_Short problem:_
Output every line of the material exactly, omitting images.

_Raw data:_
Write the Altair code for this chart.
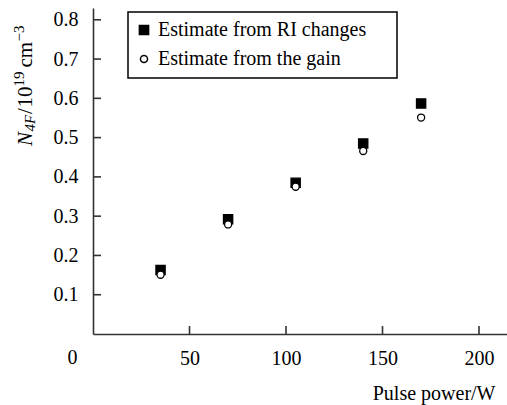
import altair as alt
import pandas as pd

power = [35, 70, 105, 140, 170]
ri_est = [0.163, 0.292, 0.385, 0.485, 0.587]
gain_est = [0.151, 0.279, 0.375, 0.466, 0.551]
series_names = ["Estimate from RI changes", "Estimate from the gain"]
x_ticks = [50, 100, 150, 200]
y_ticks = [0.1, 0.2, 0.3, 0.4, 0.5, 0.6, 0.7, 0.8]

FONT = "Liberation Serif"
FS = 20
W, H = 414, 326
AX = "#333333"

rows = []
for p, v in zip(power, ri_est):
    rows.append({"power": p, "n": v, "series": series_names[0]})
for p, v in zip(power, gain_est):
    rows.append({"power": p, "n": v, "series": series_names[1]})
df = pd.DataFrame(rows)

xs = alt.Scale(domain=[0, 214.5], nice=False, zero=False)
ys = alt.Scale(domain=[0, 0.83], nice=False, zero=False)


def make_legend():
    return alt.Legend(orient="none", legendX=31, legendY=2, title=None,
                      padding=10,
                      labelFont=FONT, labelFontSize=FS, labelColor="black",
                      rowPadding=9, labelOffset=4,
                      symbolStrokeWidth=1.5, symbolStrokeColor="black",
                      labelLimit=400)


points = alt.Chart(df).mark_point(filled=True, strokeWidth=1.3, opacity=1).encode(
    x=alt.X("power:Q", scale=xs, axis=alt.Axis(
        values=x_ticks, ticks=False, tickSize=0, grid=False, domainColor=AX, domainWidth=1.6,
        labelFont=FONT, labelFontSize=FS, labelColor="black", labelPadding=14,
        title="Pulse power/W", titleFont=FONT, titleFontSize=FS, titleFontWeight="normal",
        titleColor="black", titleAnchor="end", titleAlign="right", titleBaseline="middle",
        titleX=402, titleY=59)),
    y=alt.Y("n:Q", scale=ys, axis=alt.Axis(
        values=y_ticks, ticks=False, tickSize=0, grid=False, domainColor=AX, domainWidth=1.6,
        labelFont=FONT, labelFontSize=FS, labelColor="black", labelPadding=15, format=".1f",
        title=None)),
    shape=alt.Shape("series:N", scale=alt.Scale(domain=series_names, range=["square", "circle"]),
                    legend=make_legend()),
    fill=alt.Fill("series:N", scale=alt.Scale(domain=series_names, range=["black", "white"]),
                  legend=make_legend()),
    stroke=alt.Stroke("series:N", scale=alt.Scale(domain=series_names, range=["black", "black"]),
                      legend=make_legend()),
    size=alt.Size("series:N", scale=alt.Scale(domain=series_names, range=[85, 50]),
                  legend=make_legend()),
)

# legend frame
frame = alt.Chart(pd.DataFrame({"k": [0]})).mark_rect(
    fill="white", stroke="black", strokeWidth=1.5).encode(
    x=alt.value(35), x2=alt.value(304), y=alt.value(4), y2=alt.value(70))

xtick_df = pd.DataFrame({"t": x_ticks})
ytick_df = pd.DataFrame({"t": y_ticks})

xticks = alt.Chart(xtick_df).mark_rule(color=AX, strokeWidth=1.6).encode(
    x=alt.X("t:Q", scale=xs), y=alt.value(H), y2=alt.value(H - 8))
yticks = alt.Chart(ytick_df).mark_rule(color=AX, strokeWidth=1.6).encode(
    y=alt.Y("t:Q", scale=ys), x=alt.value(0), x2=alt.value(8))

origin_df = pd.DataFrame({"x": [0], "y": [0], "label": ["0"]})
origin = alt.Chart(origin_df).mark_text(font=FONT, fontSize=FS, color="black", dx=-20.5, dy=23.5,
                                         baseline="middle", align="center").encode(
    x=alt.X("x:Q", scale=xs), y=alt.Y("y:Q", scale=ys), text="label:N")

# y-axis title pieces: N_{4F} / 10^{19} cm^{-3}  (absolute page x, y)
ytitle_parts = [
    ("N", "italic", 21, 31.5, 146),
    ("4F", "italic", 15, 35, 131.5),
    ("/", "normal", 21, 31.5, 114),
    ("10", "normal", 21, 31.5, 107.5),
    ("19", "normal", 15, 23.5, 86.5),
    ("cm", "normal", 21, 31.5, 67.5),
    ("\u22123", "normal", 15, 23.5, 41.5),
]
ytitle_layers = []
for txt, style, size, px, py in ytitle_parts:
    ytitle_layers.append(
        alt.Chart(pd.DataFrame({"t": [txt]})).mark_text(
            font=FONT, fontSize=size, fontStyle=style, color="black", angle=270,
            align="left", baseline="alphabetic").encode(
            text="t:N", x=alt.value(px - 93), y=alt.value(py - 8)))

chart = alt.layer(frame, xticks, yticks, points, origin, *ytitle_layers).properties(
    width=W, height=H,
    autosize=alt.AutoSizeParams(type="none"),
    padding={"left": 93, "top": 8, "right": 0, "bottom": 71},
).configure_view(stroke=None)

chart.save("out.html", embed_options={"renderer": "svg", "actions": False})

_Worked solution:_
Write the Altair code for this chart.
import altair as alt
import pandas as pd

power = [35, 70, 105, 140, 170]
ri_est = [0.163, 0.292, 0.385, 0.485, 0.587]
gain_est = [0.151, 0.279, 0.375, 0.466, 0.551]
series_names = ["Estimate from RI changes", "Estimate from the gain"]
x_ticks = [50, 100, 150, 200]
y_ticks = [0.1, 0.2, 0.3, 0.4, 0.5, 0.6, 0.7, 0.8]

FONT = "Liberation Serif"
FS = 20
W, H = 414, 326
AX = "#333333"

rows = []
for p, v in zip(power, ri_est):
    rows.append({"power": p, "n": v, "series": series_names[0]})
for p, v in zip(power, gain_est):
    rows.append({"power": p, "n": v, "series": series_names[1]})
df = pd.DataFrame(rows)

xs = alt.Scale(domain=[0, 214.5], nice=False, zero=False)
ys = alt.Scale(domain=[0, 0.83], nice=False, zero=False)


def make_legend():
    return alt.Legend(orient="none", legendX=31, legendY=2, title=None,
                      padding=10,
                      labelFont=FONT, labelFontSize=FS, labelColor="black",
                      rowPadding=9, labelOffset=4,
                      symbolStrokeWidth=1.5, symbolStrokeColor="black",
                      labelLimit=400)


points = alt.Chart(df).mark_point(filled=True, strokeWidth=1.3, opacity=1).encode(
    x=alt.X("power:Q", scale=xs, axis=alt.Axis(
        values=x_ticks, ticks=False, tickSize=0, grid=False, domainColor=AX, domainWidth=1.6,
        labelFont=FONT, labelFontSize=FS, labelColor="black", labelPadding=14,
        title="Pulse power/W", titleFont=FONT, titleFontSize=FS, titleFontWeight="normal",
        titleColor="black", titleAnchor="end", titleAlign="right", titleBaseline="middle",
        titleX=402, titleY=59)),
    y=alt.Y("n:Q", scale=ys, axis=alt.Axis(
        values=y_ticks, ticks=False, tickSize=0, grid=False, domainColor=AX, domainWidth=1.6,
        labelFont=FONT, labelFontSize=FS, labelColor="black", labelPadding=15, format=".1f",
        title=None)),
    shape=alt.Shape("series:N", scale=alt.Scale(domain=series_names, range=["square", "circle"]),
                    legend=make_legend()),
    fill=alt.Fill("series:N", scale=alt.Scale(domain=series_names, range=["black", "white"]),
                  legend=make_legend()),
    stroke=alt.Stroke("series:N", scale=alt.Scale(domain=series_names, range=["black", "black"]),
                      legend=make_legend()),
    size=alt.Size("series:N", scale=alt.Scale(domain=series_names, range=[85, 50]),
                  legend=make_legend()),
)

# legend frame
frame = alt.Chart(pd.DataFrame({"k": [0]})).mark_rect(
    fill="white", stroke="black", strokeWidth=1.5).encode(
    x=alt.value(35), x2=alt.value(304), y=alt.value(4), y2=alt.value(70))

xtick_df = pd.DataFrame({"t": x_ticks})
ytick_df = pd.DataFrame({"t": y_ticks})

xticks = alt.Chart(xtick_df).mark_rule(color=AX, strokeWidth=1.6).encode(
    x=alt.X("t:Q", scale=xs), y=alt.value(H), y2=alt.value(H - 8))
yticks = alt.Chart(ytick_df).mark_rule(color=AX, strokeWidth=1.6).encode(
    y=alt.Y("t:Q", scale=ys), x=alt.value(0), x2=alt.value(8))

origin_df = pd.DataFrame({"x": [0], "y": [0], "label": ["0"]})
origin = alt.Chart(origin_df).mark_text(font=FONT, fontSize=FS, color="black", dx=-20.5, dy=23.5,
                                         baseline="middle", align="center").encode(
    x=alt.X("x:Q", scale=xs), y=alt.Y("y:Q", scale=ys), text="label:N")

# y-axis title pieces: N_{4F} / 10^{19} cm^{-3}  (absolute page x, y)
ytitle_parts = [
    ("N", "italic", 21, 31.5, 146),
    ("4F", "italic", 15, 35, 131.5),
    ("/", "normal", 21, 31.5, 114),
    ("10", "normal", 21, 31.5, 107.5),
    ("19", "normal", 15, 23.5, 86.5),
    ("cm", "normal", 21, 31.5, 67.5),
    ("\u22123", "normal", 15, 23.5, 41.5),
]
ytitle_layers = []
for txt, style, size, px, py in ytitle_parts:
    ytitle_layers.append(
        alt.Chart(pd.DataFrame({"t": [txt]})).mark_text(
            font=FONT, fontSize=size, fontStyle=style, color="black", angle=270,
            align="left", baseline="alphabetic").encode(
            text="t:N", x=alt.value(px - 93), y=alt.value(py - 8)))

chart = alt.layer(frame, xticks, yticks, points, origin, *ytitle_layers).properties(
    width=W, height=H,
    autosize=alt.AutoSizeParams(type="none"),
    padding={"left": 93, "top": 8, "right": 0, "bottom": 71},
).configure_view(stroke=None)

chart.save("out.html", embed_options={"renderer": "svg", "actions": False})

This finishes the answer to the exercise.